◆ PROBLEM TO WORK ON
Skip every image and restate the data word for word.

◆ INFORMATION SHOWN
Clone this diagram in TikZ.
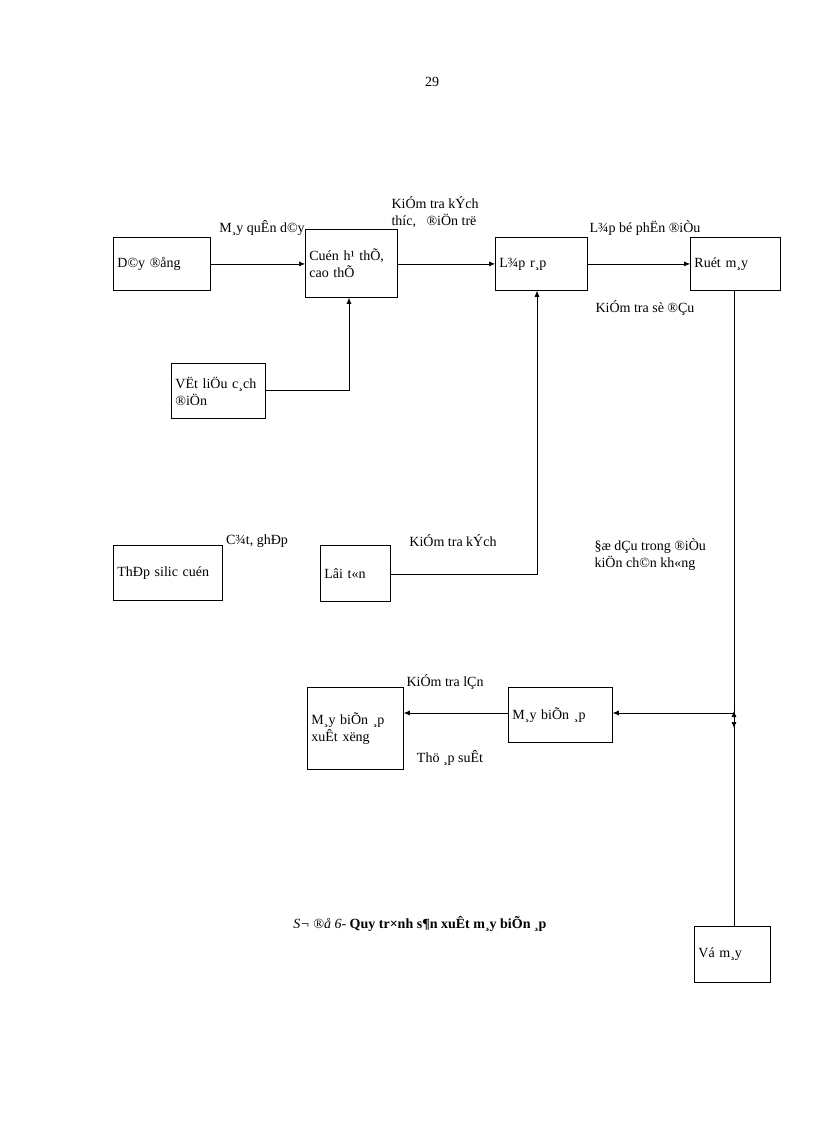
\documentclass[tikz,border=0pt]{standalone}
\usepackage{fontspec}
\setmainfont{Liberation Serif}
\begin{document}
\begin{tikzpicture}[x=1pt,y=-1pt,
 box/.style={draw,thick,anchor=north west,inner sep=0pt},
 lbl/.style={font=\fontsize{14}{17}\selectfont,align=left},
 arr/.style={-{Latex[length=6pt,width=5pt]}},
 ln/.style={semithick}]
\usetikzlibrary{arrows.meta}
\useasboundingbox (0,0) rectangle (816,1123);
\tikzset{bx/.style args={#1/#2}{draw,thick,minimum width=#1,minimum height=#2,anchor=north west,font=\fontsize{14}{17}\selectfont,align=left,text width=#1-8pt,inner sep=3pt}}
\node[lbl] (pg) at (432,82) {29};
\node[bx=97/53] (dong) at (113,237) {D©y ®ång};
\node[bx=92/68] (cuon) at (305,229) {Cuén h¹ thÕ,\\cao thÕ};
\node[bx=92/53] (lap) at (495,237) {L¾p r¸p};
\node[bx=90/53] (ruot) at (690,237) {Ruét m¸y};
\node[bx=94/55] (vl) at (171,363) {VËt liÖu c¸ch ®iÖn};
\node[bx=109/55] (thep) at (113,545) {ThÐp silic  cuén};
\node[bx=70/56] (loi) at (320,545) {Lâi t«n};
\node[bx=104/55] (mba) at (508,687) {M¸y biÕn ¸p};
\node[bx=96/82] (xx) at (307,687) {M¸y biÕn ¸p\\xuÊt x­ëng};
\node[bx=76/56] (vo) at (694,926) {Vá m¸y};
\coordinate (c1) at (349,390);
\coordinate (c2) at (537,574);
\coordinate (j) at (734,713);
\draw[ln,arr] (dong.east) -- (cuon.west|-dong.east);
\draw[ln,arr] (cuon.east|-lap.west) -- (lap.west);
\draw[ln,arr] (lap.east) -- (ruot.west);
\draw[ln,arr] (vl.east|-c1) -- (c1) -- (cuon.south-|c1);
\draw[ln,arr] (loi.east|-c2) -- (c2) -- (lap.south-|c2);
\draw[ln,arr] (ruot.south-|j) -- ([yshift=-15pt]j);
\draw[ln,arr] (vo.north-|j) -- ([yshift=2pt]j);
\draw[ln,arr] (j) -- (mba.east|-j);
\draw[ln,arr] (mba.west|-j) -- (xx.east|-j);
\node[lbl] (t1) at (262,228) {M¸y quÊn d©y};
\node[lbl,anchor=west] (t2) at (388,212) {KiÓm tra kÝch\\thíc,\ \ \ ®iÖn trë};
\node[lbl] (t3) at (645,228) {L¾p bé phËn ®iÒu};
\node[lbl] (t4) at (645,308) {KiÓm tra sè ®Çu};
\node[lbl] (t5) at (257,541) {C¾t, ghÐp};
\node[lbl] (t6) at (453,541) {KiÓm tra kÝch};
\node[lbl,anchor=west] (t7) at (591,554) {§æ dÇu trong ®iÒu\\kiÖn ch©n kh«ng};
\node[lbl] (t8) at (445,682) {KiÓm tra lÇn};
\node[lbl] (t9) at (450,758) {Thö ¸p suÊt};
\node[lbl] (cap) at (420,924) {\textit{S¬ ®å 6-} \textbf{Quy tr×nh s¶n xuÊt m¸y biÕn ¸p}};
\end{tikzpicture}
\end{document}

◆ FULL RESPONSE
Clone this diagram in TikZ.
\documentclass[tikz,border=0pt]{standalone}
\usepackage{fontspec}
\setmainfont{Liberation Serif}
\begin{document}
\begin{tikzpicture}[x=1pt,y=-1pt,
 box/.style={draw,thick,anchor=north west,inner sep=0pt},
 lbl/.style={font=\fontsize{14}{17}\selectfont,align=left},
 arr/.style={-{Latex[length=6pt,width=5pt]}},
 ln/.style={semithick}]
\usetikzlibrary{arrows.meta}
\useasboundingbox (0,0) rectangle (816,1123);
\tikzset{bx/.style args={#1/#2}{draw,thick,minimum width=#1,minimum height=#2,anchor=north west,font=\fontsize{14}{17}\selectfont,align=left,text width=#1-8pt,inner sep=3pt}}
\node[lbl] (pg) at (432,82) {29};
\node[bx=97/53] (dong) at (113,237) {D©y ®ång};
\node[bx=92/68] (cuon) at (305,229) {Cuén h¹ thÕ,\\cao thÕ};
\node[bx=92/53] (lap) at (495,237) {L¾p r¸p};
\node[bx=90/53] (ruot) at (690,237) {Ruét m¸y};
\node[bx=94/55] (vl) at (171,363) {VËt liÖu c¸ch ®iÖn};
\node[bx=109/55] (thep) at (113,545) {ThÐp silic  cuén};
\node[bx=70/56] (loi) at (320,545) {Lâi t«n};
\node[bx=104/55] (mba) at (508,687) {M¸y biÕn ¸p};
\node[bx=96/82] (xx) at (307,687) {M¸y biÕn ¸p\\xuÊt x­ëng};
\node[bx=76/56] (vo) at (694,926) {Vá m¸y};
\coordinate (c1) at (349,390);
\coordinate (c2) at (537,574);
\coordinate (j) at (734,713);
\draw[ln,arr] (dong.east) -- (cuon.west|-dong.east);
\draw[ln,arr] (cuon.east|-lap.west) -- (lap.west);
\draw[ln,arr] (lap.east) -- (ruot.west);
\draw[ln,arr] (vl.east|-c1) -- (c1) -- (cuon.south-|c1);
\draw[ln,arr] (loi.east|-c2) -- (c2) -- (lap.south-|c2);
\draw[ln,arr] (ruot.south-|j) -- ([yshift=-15pt]j);
\draw[ln,arr] (vo.north-|j) -- ([yshift=2pt]j);
\draw[ln,arr] (j) -- (mba.east|-j);
\draw[ln,arr] (mba.west|-j) -- (xx.east|-j);
\node[lbl] (t1) at (262,228) {M¸y quÊn d©y};
\node[lbl,anchor=west] (t2) at (388,212) {KiÓm tra kÝch\\thíc,\ \ \ ®iÖn trë};
\node[lbl] (t3) at (645,228) {L¾p bé phËn ®iÒu};
\node[lbl] (t4) at (645,308) {KiÓm tra sè ®Çu};
\node[lbl] (t5) at (257,541) {C¾t, ghÐp};
\node[lbl] (t6) at (453,541) {KiÓm tra kÝch};
\node[lbl,anchor=west] (t7) at (591,554) {§æ dÇu trong ®iÒu\\kiÖn ch©n kh«ng};
\node[lbl] (t8) at (445,682) {KiÓm tra lÇn};
\node[lbl] (t9) at (450,758) {Thö ¸p suÊt};
\node[lbl] (cap) at (420,924) {\textit{S¬ ®å 6-} \textbf{Quy tr×nh s¶n xuÊt m¸y biÕn ¸p}};
\end{tikzpicture}
\end{document}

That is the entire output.